#### Goal
Write the data out again, exactly as given.

== Records shown

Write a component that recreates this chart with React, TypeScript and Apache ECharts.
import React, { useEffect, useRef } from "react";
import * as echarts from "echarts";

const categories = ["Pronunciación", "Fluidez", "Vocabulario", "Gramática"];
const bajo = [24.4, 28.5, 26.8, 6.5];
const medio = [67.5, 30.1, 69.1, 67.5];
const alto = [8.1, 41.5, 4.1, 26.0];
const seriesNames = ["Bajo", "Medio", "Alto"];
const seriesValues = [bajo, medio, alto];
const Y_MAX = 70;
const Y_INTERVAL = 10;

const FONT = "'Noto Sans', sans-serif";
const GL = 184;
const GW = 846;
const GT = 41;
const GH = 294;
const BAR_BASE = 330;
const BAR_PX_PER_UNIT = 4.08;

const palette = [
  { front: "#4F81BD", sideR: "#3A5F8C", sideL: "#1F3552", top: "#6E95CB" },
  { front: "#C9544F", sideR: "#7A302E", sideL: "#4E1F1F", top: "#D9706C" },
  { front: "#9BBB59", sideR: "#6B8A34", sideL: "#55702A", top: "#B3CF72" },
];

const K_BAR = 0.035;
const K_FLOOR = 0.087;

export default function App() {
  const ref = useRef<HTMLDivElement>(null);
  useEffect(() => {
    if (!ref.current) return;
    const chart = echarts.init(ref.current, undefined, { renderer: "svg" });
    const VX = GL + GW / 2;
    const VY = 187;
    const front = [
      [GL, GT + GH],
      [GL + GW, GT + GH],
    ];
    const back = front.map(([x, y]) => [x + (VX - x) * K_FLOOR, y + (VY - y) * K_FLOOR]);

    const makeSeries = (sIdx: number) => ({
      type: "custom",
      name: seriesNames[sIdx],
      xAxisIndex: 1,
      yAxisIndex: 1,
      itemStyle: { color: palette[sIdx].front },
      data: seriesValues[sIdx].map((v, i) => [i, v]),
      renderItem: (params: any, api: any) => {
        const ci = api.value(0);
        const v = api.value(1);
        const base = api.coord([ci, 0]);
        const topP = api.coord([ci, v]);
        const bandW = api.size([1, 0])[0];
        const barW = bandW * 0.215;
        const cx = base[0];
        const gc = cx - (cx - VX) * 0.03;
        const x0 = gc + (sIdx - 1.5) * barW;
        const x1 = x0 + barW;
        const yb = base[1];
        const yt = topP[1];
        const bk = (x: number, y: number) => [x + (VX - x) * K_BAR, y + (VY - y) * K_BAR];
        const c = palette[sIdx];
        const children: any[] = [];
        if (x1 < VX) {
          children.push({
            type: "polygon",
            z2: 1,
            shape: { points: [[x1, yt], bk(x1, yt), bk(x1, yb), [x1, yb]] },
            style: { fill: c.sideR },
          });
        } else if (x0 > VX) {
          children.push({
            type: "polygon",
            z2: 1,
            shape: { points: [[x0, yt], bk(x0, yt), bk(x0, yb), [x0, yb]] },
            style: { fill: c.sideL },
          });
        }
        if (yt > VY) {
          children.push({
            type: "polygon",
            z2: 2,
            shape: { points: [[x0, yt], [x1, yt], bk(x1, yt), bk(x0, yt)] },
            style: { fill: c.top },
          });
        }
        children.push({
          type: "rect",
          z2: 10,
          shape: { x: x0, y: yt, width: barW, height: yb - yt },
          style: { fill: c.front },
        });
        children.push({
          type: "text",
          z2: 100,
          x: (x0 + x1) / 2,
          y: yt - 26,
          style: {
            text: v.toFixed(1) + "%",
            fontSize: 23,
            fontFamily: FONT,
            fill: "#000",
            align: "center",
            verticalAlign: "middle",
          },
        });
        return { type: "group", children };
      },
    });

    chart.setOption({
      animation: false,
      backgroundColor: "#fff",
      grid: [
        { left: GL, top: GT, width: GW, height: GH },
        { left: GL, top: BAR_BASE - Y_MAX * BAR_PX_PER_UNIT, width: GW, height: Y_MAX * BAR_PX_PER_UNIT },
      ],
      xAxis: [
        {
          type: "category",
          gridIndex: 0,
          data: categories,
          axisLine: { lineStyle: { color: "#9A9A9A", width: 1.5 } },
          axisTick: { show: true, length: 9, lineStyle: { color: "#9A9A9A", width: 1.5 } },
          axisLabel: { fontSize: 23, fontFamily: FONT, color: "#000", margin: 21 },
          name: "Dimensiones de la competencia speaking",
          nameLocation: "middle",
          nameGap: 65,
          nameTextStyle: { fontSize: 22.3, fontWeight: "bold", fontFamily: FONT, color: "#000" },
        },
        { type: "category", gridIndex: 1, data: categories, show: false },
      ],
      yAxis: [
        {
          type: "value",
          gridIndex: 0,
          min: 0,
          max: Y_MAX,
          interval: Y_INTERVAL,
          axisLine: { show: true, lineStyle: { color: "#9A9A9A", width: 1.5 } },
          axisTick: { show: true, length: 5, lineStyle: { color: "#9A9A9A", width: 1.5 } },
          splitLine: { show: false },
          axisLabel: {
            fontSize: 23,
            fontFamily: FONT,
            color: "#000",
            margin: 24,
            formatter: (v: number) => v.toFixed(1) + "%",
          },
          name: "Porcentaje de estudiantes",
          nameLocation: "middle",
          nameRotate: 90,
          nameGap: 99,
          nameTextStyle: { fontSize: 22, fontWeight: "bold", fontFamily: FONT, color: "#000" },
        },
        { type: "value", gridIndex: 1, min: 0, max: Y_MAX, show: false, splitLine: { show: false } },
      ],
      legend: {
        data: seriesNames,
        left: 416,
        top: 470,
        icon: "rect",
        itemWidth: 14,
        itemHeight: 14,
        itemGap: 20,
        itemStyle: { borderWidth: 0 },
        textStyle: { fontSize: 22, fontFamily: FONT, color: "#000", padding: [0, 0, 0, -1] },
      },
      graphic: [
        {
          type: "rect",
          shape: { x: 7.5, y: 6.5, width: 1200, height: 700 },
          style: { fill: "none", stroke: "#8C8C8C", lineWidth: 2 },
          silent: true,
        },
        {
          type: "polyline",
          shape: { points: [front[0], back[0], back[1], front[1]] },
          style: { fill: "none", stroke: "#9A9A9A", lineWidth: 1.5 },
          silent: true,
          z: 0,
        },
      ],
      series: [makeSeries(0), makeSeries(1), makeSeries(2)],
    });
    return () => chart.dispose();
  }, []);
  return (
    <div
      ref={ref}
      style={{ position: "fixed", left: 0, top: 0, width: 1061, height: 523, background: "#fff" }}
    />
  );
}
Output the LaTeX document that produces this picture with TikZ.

====

#### Result of the task
Write a component that recreates this chart with React, TypeScript and Apache ECharts.
import React, { useEffect, useRef } from "react";
import * as echarts from "echarts";

const categories = ["Pronunciación", "Fluidez", "Vocabulario", "Gramática"];
const bajo = [24.4, 28.5, 26.8, 6.5];
const medio = [67.5, 30.1, 69.1, 67.5];
const alto = [8.1, 41.5, 4.1, 26.0];
const seriesNames = ["Bajo", "Medio", "Alto"];
const seriesValues = [bajo, medio, alto];
const Y_MAX = 70;
const Y_INTERVAL = 10;

const FONT = "'Noto Sans', sans-serif";
const GL = 184;
const GW = 846;
const GT = 41;
const GH = 294;
const BAR_BASE = 330;
const BAR_PX_PER_UNIT = 4.08;

const palette = [
  { front: "#4F81BD", sideR: "#3A5F8C", sideL: "#1F3552", top: "#6E95CB" },
  { front: "#C9544F", sideR: "#7A302E", sideL: "#4E1F1F", top: "#D9706C" },
  { front: "#9BBB59", sideR: "#6B8A34", sideL: "#55702A", top: "#B3CF72" },
];

const K_BAR = 0.035;
const K_FLOOR = 0.087;

export default function App() {
  const ref = useRef<HTMLDivElement>(null);
  useEffect(() => {
    if (!ref.current) return;
    const chart = echarts.init(ref.current, undefined, { renderer: "svg" });
    const VX = GL + GW / 2;
    const VY = 187;
    const front = [
      [GL, GT + GH],
      [GL + GW, GT + GH],
    ];
    const back = front.map(([x, y]) => [x + (VX - x) * K_FLOOR, y + (VY - y) * K_FLOOR]);

    const makeSeries = (sIdx: number) => ({
      type: "custom",
      name: seriesNames[sIdx],
      xAxisIndex: 1,
      yAxisIndex: 1,
      itemStyle: { color: palette[sIdx].front },
      data: seriesValues[sIdx].map((v, i) => [i, v]),
      renderItem: (params: any, api: any) => {
        const ci = api.value(0);
        const v = api.value(1);
        const base = api.coord([ci, 0]);
        const topP = api.coord([ci, v]);
        const bandW = api.size([1, 0])[0];
        const barW = bandW * 0.215;
        const cx = base[0];
        const gc = cx - (cx - VX) * 0.03;
        const x0 = gc + (sIdx - 1.5) * barW;
        const x1 = x0 + barW;
        const yb = base[1];
        const yt = topP[1];
        const bk = (x: number, y: number) => [x + (VX - x) * K_BAR, y + (VY - y) * K_BAR];
        const c = palette[sIdx];
        const children: any[] = [];
        if (x1 < VX) {
          children.push({
            type: "polygon",
            z2: 1,
            shape: { points: [[x1, yt], bk(x1, yt), bk(x1, yb), [x1, yb]] },
            style: { fill: c.sideR },
          });
        } else if (x0 > VX) {
          children.push({
            type: "polygon",
            z2: 1,
            shape: { points: [[x0, yt], bk(x0, yt), bk(x0, yb), [x0, yb]] },
            style: { fill: c.sideL },
          });
        }
        if (yt > VY) {
          children.push({
            type: "polygon",
            z2: 2,
            shape: { points: [[x0, yt], [x1, yt], bk(x1, yt), bk(x0, yt)] },
            style: { fill: c.top },
          });
        }
        children.push({
          type: "rect",
          z2: 10,
          shape: { x: x0, y: yt, width: barW, height: yb - yt },
          style: { fill: c.front },
        });
        children.push({
          type: "text",
          z2: 100,
          x: (x0 + x1) / 2,
          y: yt - 26,
          style: {
            text: v.toFixed(1) + "%",
            fontSize: 23,
            fontFamily: FONT,
            fill: "#000",
            align: "center",
            verticalAlign: "middle",
          },
        });
        return { type: "group", children };
      },
    });

    chart.setOption({
      animation: false,
      backgroundColor: "#fff",
      grid: [
        { left: GL, top: GT, width: GW, height: GH },
        { left: GL, top: BAR_BASE - Y_MAX * BAR_PX_PER_UNIT, width: GW, height: Y_MAX * BAR_PX_PER_UNIT },
      ],
      xAxis: [
        {
          type: "category",
          gridIndex: 0,
          data: categories,
          axisLine: { lineStyle: { color: "#9A9A9A", width: 1.5 } },
          axisTick: { show: true, length: 9, lineStyle: { color: "#9A9A9A", width: 1.5 } },
          axisLabel: { fontSize: 23, fontFamily: FONT, color: "#000", margin: 21 },
          name: "Dimensiones de la competencia speaking",
          nameLocation: "middle",
          nameGap: 65,
          nameTextStyle: { fontSize: 22.3, fontWeight: "bold", fontFamily: FONT, color: "#000" },
        },
        { type: "category", gridIndex: 1, data: categories, show: false },
      ],
      yAxis: [
        {
          type: "value",
          gridIndex: 0,
          min: 0,
          max: Y_MAX,
          interval: Y_INTERVAL,
          axisLine: { show: true, lineStyle: { color: "#9A9A9A", width: 1.5 } },
          axisTick: { show: true, length: 5, lineStyle: { color: "#9A9A9A", width: 1.5 } },
          splitLine: { show: false },
          axisLabel: {
            fontSize: 23,
            fontFamily: FONT,
            color: "#000",
            margin: 24,
            formatter: (v: number) => v.toFixed(1) + "%",
          },
          name: "Porcentaje de estudiantes",
          nameLocation: "middle",
          nameRotate: 90,
          nameGap: 99,
          nameTextStyle: { fontSize: 22, fontWeight: "bold", fontFamily: FONT, color: "#000" },
        },
        { type: "value", gridIndex: 1, min: 0, max: Y_MAX, show: false, splitLine: { show: false } },
      ],
      legend: {
        data: seriesNames,
        left: 416,
        top: 470,
        icon: "rect",
        itemWidth: 14,
        itemHeight: 14,
        itemGap: 20,
        itemStyle: { borderWidth: 0 },
        textStyle: { fontSize: 22, fontFamily: FONT, color: "#000", padding: [0, 0, 0, -1] },
      },
      graphic: [
        {
          type: "rect",
          shape: { x: 7.5, y: 6.5, width: 1200, height: 700 },
          style: { fill: "none", stroke: "#8C8C8C", lineWidth: 2 },
          silent: true,
        },
        {
          type: "polyline",
          shape: { points: [front[0], back[0], back[1], front[1]] },
          style: { fill: "none", stroke: "#9A9A9A", lineWidth: 1.5 },
          silent: true,
          z: 0,
        },
      ],
      series: [makeSeries(0), makeSeries(1), makeSeries(2)],
    });
    return () => chart.dispose();
  }, []);
  return (
    <div
      ref={ref}
      style={{ position: "fixed", left: 0, top: 0, width: 1061, height: 523, background: "#fff" }}
    />
  );
}
Output the LaTeX document that produces this picture with TikZ.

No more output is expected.